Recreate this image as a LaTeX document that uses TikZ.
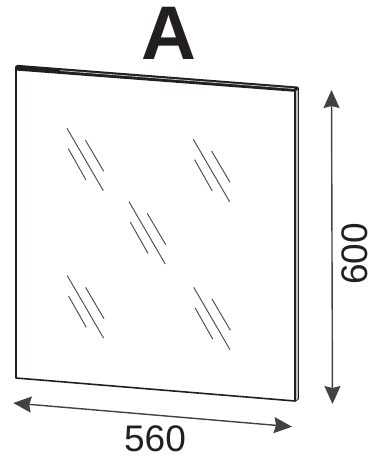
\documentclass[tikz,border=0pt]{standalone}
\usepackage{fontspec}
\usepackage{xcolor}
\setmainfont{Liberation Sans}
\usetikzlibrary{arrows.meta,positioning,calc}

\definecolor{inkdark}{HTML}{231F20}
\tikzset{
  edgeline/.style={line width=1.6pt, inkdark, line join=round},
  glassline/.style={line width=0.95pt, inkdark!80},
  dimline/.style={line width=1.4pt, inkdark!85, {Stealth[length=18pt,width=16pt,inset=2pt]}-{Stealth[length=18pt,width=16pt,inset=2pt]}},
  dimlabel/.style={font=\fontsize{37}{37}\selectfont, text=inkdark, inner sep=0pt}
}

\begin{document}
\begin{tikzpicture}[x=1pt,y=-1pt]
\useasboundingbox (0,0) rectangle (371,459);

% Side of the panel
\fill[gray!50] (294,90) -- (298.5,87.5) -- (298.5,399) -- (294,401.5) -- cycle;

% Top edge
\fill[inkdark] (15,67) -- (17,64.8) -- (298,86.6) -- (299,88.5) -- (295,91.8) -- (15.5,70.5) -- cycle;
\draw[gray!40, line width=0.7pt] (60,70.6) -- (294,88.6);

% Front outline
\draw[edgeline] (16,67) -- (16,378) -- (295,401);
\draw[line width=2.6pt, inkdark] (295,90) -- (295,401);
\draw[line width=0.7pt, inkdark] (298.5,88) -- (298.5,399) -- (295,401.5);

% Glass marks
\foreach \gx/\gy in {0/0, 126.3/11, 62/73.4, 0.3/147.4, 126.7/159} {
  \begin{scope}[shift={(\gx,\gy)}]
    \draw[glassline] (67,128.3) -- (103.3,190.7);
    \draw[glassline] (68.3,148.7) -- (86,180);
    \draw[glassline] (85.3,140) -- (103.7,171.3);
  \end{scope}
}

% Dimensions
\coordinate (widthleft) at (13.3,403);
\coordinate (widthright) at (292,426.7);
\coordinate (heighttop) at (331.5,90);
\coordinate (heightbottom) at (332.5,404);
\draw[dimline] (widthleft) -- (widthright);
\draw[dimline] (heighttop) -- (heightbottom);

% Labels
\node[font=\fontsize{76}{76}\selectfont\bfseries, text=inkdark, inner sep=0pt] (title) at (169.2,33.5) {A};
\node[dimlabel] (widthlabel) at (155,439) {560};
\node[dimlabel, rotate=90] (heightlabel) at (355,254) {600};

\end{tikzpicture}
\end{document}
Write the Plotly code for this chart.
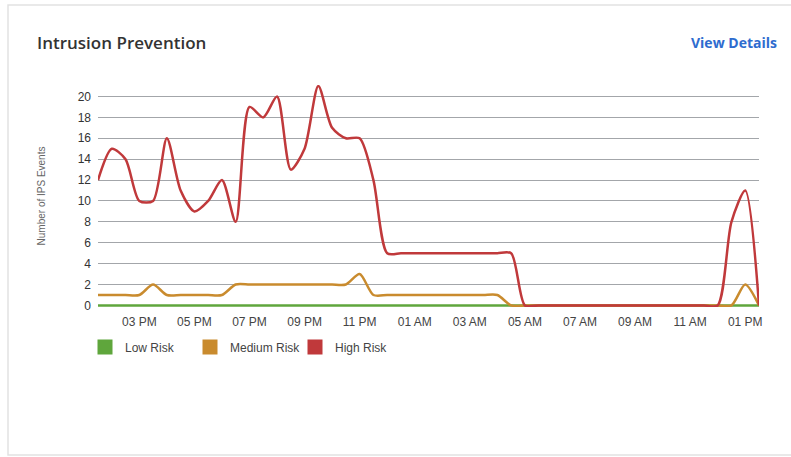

======

_Objective_
Without the pictures, write out all of the material exactly.

_Answer for the task_
Recreate this image as a LaTeX document that uses TikZ.
\documentclass[tikz,border=0pt]{standalone}
\usepackage{fontspec}
\usepackage{xcolor}
\setmainfont{Liberation Sans}
\usetikzlibrary{arrows.meta,positioning,calc}

\definecolor{inkdark}{HTML}{231F20}
\tikzset{
  edgeline/.style={line width=1.6pt, inkdark, line join=round},
  glassline/.style={line width=0.95pt, inkdark!80},
  dimline/.style={line width=1.4pt, inkdark!85, {Stealth[length=18pt,width=16pt,inset=2pt]}-{Stealth[length=18pt,width=16pt,inset=2pt]}},
  dimlabel/.style={font=\fontsize{37}{37}\selectfont, text=inkdark, inner sep=0pt}
}

\begin{document}
\begin{tikzpicture}[x=1pt,y=-1pt]
\useasboundingbox (0,0) rectangle (371,459);

% Side of the panel
\fill[gray!50] (294,90) -- (298.5,87.5) -- (298.5,399) -- (294,401.5) -- cycle;

% Top edge
\fill[inkdark] (15,67) -- (17,64.8) -- (298,86.6) -- (299,88.5) -- (295,91.8) -- (15.5,70.5) -- cycle;
\draw[gray!40, line width=0.7pt] (60,70.6) -- (294,88.6);

% Front outline
\draw[edgeline] (16,67) -- (16,378) -- (295,401);
\draw[line width=2.6pt, inkdark] (295,90) -- (295,401);
\draw[line width=0.7pt, inkdark] (298.5,88) -- (298.5,399) -- (295,401.5);

% Glass marks
\foreach \gx/\gy in {0/0, 126.3/11, 62/73.4, 0.3/147.4, 126.7/159} {
  \begin{scope}[shift={(\gx,\gy)}]
    \draw[glassline] (67,128.3) -- (103.3,190.7);
    \draw[glassline] (68.3,148.7) -- (86,180);
    \draw[glassline] (85.3,140) -- (103.7,171.3);
  \end{scope}
}

% Dimensions
\coordinate (widthleft) at (13.3,403);
\coordinate (widthright) at (292,426.7);
\coordinate (heighttop) at (331.5,90);
\coordinate (heightbottom) at (332.5,404);
\draw[dimline] (widthleft) -- (widthright);
\draw[dimline] (heighttop) -- (heightbottom);

% Labels
\node[font=\fontsize{76}{76}\selectfont\bfseries, text=inkdark, inner sep=0pt] (title) at (169.2,33.5) {A};
\node[dimlabel] (widthlabel) at (155,439) {560};
\node[dimlabel, rotate=90] (heightlabel) at (355,254) {600};

\end{tikzpicture}
\end{document}
Write the Plotly code for this chart.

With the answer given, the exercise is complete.